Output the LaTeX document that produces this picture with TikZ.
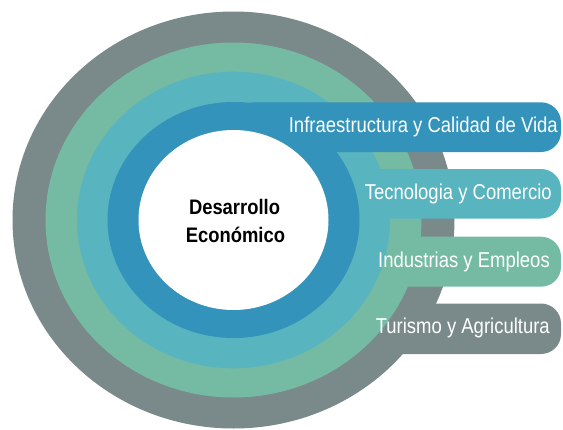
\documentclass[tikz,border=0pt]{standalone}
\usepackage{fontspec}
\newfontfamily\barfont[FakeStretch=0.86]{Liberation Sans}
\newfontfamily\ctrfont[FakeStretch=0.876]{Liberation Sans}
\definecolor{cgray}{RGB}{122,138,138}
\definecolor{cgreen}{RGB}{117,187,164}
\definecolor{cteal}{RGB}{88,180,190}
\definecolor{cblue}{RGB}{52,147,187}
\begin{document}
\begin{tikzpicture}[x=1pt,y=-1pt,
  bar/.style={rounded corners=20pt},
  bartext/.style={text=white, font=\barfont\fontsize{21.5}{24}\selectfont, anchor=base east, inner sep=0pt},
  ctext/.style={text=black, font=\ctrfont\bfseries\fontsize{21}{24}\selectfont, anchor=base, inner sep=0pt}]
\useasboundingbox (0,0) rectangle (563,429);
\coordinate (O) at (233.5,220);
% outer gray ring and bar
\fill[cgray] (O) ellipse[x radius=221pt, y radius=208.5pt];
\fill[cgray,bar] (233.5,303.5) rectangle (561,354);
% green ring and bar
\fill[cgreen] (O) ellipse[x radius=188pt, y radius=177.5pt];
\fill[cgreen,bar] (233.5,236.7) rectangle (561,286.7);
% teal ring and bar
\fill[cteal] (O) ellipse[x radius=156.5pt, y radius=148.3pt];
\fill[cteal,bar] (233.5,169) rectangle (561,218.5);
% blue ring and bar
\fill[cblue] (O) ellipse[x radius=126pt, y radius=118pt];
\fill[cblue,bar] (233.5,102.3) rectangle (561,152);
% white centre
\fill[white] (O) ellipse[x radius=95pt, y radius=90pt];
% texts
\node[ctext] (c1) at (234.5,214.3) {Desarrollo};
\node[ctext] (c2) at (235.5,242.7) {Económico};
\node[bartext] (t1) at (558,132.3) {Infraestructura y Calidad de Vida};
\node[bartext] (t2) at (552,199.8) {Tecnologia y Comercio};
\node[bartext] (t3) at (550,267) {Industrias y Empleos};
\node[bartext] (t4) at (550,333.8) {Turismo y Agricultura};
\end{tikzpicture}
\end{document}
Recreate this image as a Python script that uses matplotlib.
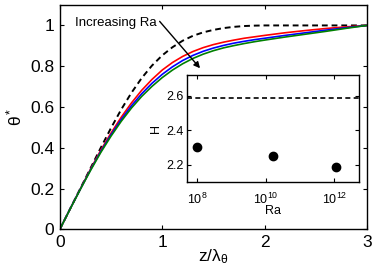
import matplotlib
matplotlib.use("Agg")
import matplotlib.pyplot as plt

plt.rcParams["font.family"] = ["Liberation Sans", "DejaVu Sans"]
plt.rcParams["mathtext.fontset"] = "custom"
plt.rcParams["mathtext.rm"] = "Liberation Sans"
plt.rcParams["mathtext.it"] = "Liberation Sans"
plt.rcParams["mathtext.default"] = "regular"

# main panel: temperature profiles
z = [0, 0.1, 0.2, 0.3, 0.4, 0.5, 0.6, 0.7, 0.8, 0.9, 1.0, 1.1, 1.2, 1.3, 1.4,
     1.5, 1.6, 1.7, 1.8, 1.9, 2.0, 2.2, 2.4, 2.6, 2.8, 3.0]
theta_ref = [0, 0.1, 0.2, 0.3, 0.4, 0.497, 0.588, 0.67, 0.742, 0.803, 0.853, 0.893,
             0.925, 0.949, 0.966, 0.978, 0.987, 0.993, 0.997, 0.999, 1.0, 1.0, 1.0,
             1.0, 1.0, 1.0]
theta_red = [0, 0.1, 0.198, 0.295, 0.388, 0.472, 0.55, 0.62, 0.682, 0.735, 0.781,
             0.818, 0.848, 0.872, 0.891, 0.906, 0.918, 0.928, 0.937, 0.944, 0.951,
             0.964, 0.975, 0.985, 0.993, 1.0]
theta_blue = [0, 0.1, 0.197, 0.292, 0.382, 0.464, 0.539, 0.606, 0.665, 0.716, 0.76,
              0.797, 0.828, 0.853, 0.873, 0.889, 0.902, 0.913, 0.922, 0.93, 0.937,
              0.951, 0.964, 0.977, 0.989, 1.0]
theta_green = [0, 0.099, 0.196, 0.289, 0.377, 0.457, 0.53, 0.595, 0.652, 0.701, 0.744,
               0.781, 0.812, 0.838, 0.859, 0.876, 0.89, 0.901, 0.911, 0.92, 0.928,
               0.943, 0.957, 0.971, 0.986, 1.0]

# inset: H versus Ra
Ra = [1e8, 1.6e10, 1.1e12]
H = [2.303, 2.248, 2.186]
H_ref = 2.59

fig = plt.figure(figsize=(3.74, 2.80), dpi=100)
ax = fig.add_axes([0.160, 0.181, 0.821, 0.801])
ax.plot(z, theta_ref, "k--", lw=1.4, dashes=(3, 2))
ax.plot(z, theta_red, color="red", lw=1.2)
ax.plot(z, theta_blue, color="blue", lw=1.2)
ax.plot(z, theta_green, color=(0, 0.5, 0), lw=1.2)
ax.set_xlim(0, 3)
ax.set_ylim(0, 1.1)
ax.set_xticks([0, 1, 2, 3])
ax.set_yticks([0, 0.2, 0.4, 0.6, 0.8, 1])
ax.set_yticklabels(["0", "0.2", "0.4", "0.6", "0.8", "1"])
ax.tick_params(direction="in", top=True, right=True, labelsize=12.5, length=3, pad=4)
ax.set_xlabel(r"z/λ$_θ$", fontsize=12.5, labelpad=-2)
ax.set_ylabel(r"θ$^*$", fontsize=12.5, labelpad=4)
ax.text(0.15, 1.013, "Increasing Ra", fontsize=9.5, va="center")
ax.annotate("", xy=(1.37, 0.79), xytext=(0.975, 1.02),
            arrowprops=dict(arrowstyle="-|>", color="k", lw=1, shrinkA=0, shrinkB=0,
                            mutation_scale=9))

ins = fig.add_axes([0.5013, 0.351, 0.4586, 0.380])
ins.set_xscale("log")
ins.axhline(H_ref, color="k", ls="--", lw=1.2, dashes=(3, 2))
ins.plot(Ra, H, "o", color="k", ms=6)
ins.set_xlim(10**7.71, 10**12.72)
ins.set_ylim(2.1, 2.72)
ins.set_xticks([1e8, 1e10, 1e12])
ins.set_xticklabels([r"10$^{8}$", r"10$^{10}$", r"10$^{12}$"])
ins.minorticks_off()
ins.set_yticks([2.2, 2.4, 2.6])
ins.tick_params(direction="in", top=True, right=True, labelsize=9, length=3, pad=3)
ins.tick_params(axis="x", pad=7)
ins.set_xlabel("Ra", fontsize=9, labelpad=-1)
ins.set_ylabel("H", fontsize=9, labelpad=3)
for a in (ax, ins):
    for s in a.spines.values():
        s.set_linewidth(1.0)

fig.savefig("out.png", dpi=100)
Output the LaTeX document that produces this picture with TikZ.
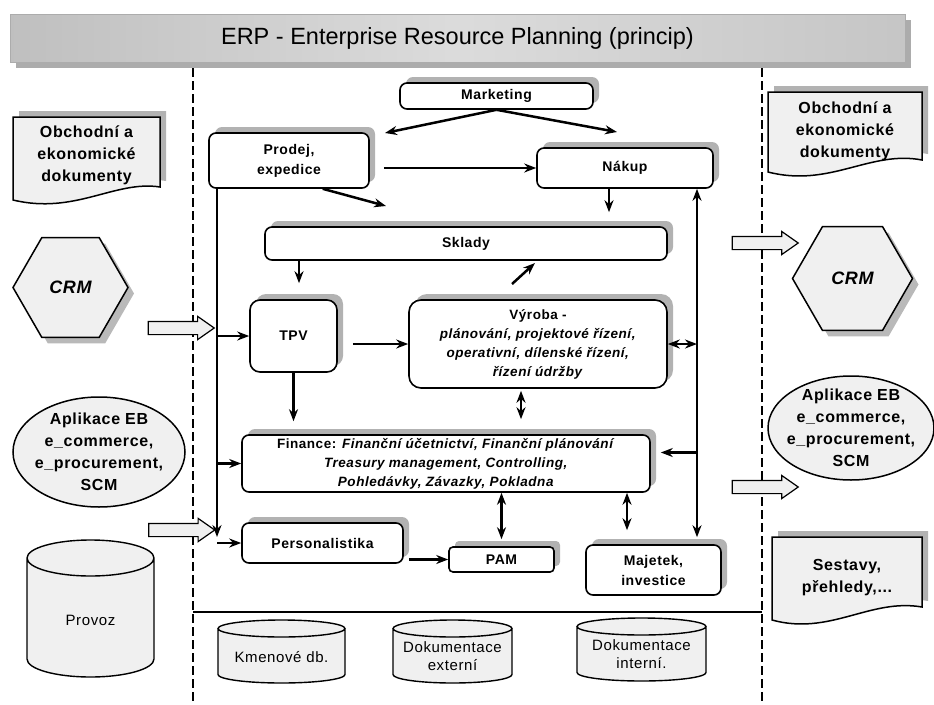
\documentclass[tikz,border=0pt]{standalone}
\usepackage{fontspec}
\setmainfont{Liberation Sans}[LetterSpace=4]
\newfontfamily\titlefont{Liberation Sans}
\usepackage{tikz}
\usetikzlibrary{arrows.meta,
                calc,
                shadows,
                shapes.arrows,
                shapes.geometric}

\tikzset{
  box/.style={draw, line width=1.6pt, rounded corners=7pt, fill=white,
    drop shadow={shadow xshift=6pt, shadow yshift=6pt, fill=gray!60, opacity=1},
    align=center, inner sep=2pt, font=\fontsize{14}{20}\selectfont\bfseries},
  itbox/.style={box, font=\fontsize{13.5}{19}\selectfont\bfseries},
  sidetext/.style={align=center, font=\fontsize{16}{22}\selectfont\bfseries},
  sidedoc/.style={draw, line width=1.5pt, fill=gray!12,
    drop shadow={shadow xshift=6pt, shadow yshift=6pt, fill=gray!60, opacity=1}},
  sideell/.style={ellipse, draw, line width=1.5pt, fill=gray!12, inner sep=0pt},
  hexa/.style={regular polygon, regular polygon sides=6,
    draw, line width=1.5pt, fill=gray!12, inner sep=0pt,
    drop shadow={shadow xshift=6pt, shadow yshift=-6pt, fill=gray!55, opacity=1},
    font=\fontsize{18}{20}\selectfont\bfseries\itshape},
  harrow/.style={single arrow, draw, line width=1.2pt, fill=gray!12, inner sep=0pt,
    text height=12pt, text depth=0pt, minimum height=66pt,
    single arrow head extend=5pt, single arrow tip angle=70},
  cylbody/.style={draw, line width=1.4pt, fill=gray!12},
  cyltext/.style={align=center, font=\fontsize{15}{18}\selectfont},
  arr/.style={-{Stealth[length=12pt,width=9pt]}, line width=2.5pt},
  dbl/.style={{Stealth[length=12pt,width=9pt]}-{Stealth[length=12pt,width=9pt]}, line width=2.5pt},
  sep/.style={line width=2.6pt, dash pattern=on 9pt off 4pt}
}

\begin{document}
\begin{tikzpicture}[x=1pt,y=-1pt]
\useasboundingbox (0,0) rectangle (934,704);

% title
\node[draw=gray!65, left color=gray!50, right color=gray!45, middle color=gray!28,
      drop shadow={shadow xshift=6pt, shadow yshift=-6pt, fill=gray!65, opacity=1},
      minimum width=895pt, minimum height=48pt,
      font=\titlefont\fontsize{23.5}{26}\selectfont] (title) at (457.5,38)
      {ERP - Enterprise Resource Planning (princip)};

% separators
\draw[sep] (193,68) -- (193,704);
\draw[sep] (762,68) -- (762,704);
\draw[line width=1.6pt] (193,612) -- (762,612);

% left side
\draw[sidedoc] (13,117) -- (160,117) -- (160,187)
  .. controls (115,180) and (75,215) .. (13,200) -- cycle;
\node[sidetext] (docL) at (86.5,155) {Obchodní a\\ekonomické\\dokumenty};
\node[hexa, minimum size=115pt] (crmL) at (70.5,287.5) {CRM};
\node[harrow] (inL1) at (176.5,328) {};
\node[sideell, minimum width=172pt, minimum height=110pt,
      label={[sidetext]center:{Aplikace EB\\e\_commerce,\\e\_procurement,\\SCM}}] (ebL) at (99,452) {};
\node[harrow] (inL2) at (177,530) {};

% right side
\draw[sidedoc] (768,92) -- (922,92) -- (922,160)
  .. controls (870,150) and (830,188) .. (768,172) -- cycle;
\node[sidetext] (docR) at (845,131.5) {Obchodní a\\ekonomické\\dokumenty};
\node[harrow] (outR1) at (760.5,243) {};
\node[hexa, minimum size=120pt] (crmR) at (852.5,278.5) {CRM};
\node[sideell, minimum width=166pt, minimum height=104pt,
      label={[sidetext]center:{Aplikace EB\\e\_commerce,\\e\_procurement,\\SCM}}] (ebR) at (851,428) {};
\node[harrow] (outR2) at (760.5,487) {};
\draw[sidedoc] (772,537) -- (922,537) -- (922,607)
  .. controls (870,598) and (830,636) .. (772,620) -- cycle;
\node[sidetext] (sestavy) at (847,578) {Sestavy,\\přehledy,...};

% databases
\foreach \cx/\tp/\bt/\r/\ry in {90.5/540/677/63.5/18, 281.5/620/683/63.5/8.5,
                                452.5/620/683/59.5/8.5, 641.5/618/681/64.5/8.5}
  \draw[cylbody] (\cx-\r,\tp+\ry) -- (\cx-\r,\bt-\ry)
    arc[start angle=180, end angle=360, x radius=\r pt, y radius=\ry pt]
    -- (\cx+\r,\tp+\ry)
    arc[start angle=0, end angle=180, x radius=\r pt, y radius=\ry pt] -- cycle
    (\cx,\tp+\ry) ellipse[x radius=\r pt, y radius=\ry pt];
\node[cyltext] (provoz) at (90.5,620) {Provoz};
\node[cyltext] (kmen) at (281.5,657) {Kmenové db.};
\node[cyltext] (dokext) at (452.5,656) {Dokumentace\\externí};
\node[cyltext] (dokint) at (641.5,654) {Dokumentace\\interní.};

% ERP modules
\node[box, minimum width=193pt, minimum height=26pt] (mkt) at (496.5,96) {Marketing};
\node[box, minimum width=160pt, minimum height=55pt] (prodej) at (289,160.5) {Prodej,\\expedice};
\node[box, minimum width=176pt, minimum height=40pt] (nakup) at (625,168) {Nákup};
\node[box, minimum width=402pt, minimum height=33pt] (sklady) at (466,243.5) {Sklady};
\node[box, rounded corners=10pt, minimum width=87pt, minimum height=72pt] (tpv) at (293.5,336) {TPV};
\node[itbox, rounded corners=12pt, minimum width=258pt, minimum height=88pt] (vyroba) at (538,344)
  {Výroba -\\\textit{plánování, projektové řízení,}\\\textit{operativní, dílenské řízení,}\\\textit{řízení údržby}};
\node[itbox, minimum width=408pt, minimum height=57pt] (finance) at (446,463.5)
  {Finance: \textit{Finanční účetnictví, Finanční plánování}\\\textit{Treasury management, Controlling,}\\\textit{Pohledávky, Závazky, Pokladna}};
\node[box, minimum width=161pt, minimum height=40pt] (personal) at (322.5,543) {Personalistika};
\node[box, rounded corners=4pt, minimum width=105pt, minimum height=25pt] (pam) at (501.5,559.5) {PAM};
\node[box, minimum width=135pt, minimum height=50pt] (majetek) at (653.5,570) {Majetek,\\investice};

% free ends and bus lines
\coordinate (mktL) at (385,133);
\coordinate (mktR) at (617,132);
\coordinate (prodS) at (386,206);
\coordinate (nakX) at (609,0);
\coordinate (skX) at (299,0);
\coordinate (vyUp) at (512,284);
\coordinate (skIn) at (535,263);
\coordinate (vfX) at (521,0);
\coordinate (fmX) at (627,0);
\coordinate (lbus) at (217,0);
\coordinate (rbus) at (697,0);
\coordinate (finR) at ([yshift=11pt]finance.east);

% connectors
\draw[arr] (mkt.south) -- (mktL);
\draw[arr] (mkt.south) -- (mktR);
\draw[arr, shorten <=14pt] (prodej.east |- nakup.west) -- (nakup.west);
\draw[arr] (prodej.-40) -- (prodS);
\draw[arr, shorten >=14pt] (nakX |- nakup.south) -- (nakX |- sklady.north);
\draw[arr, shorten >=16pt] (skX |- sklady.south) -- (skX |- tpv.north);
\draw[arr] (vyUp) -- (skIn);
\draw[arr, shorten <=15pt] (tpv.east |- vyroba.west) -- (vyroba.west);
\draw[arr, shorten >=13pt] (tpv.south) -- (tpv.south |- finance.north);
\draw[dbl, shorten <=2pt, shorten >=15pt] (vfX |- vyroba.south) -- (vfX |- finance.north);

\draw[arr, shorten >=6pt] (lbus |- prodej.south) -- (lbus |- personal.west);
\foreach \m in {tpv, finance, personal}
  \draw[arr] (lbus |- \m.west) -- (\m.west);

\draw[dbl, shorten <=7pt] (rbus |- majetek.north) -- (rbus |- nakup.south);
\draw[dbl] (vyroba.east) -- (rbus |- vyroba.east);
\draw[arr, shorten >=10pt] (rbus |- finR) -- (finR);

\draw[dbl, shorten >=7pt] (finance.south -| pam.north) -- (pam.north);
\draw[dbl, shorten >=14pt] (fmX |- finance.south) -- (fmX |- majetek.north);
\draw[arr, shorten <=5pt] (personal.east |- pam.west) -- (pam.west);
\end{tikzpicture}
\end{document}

## [GOAL]
Omit all pictures, and reproduce exactly the lines from the one holding "Recreate this image" through the one holding "import matplotlib.pyplot as plt", both included.

## [SOLUTION FOR THIS PROBLEM]
Recreate this image as a Python script that uses matplotlib.
import matplotlib
matplotlib.use("Agg")
import matplotlib.pyplot as plt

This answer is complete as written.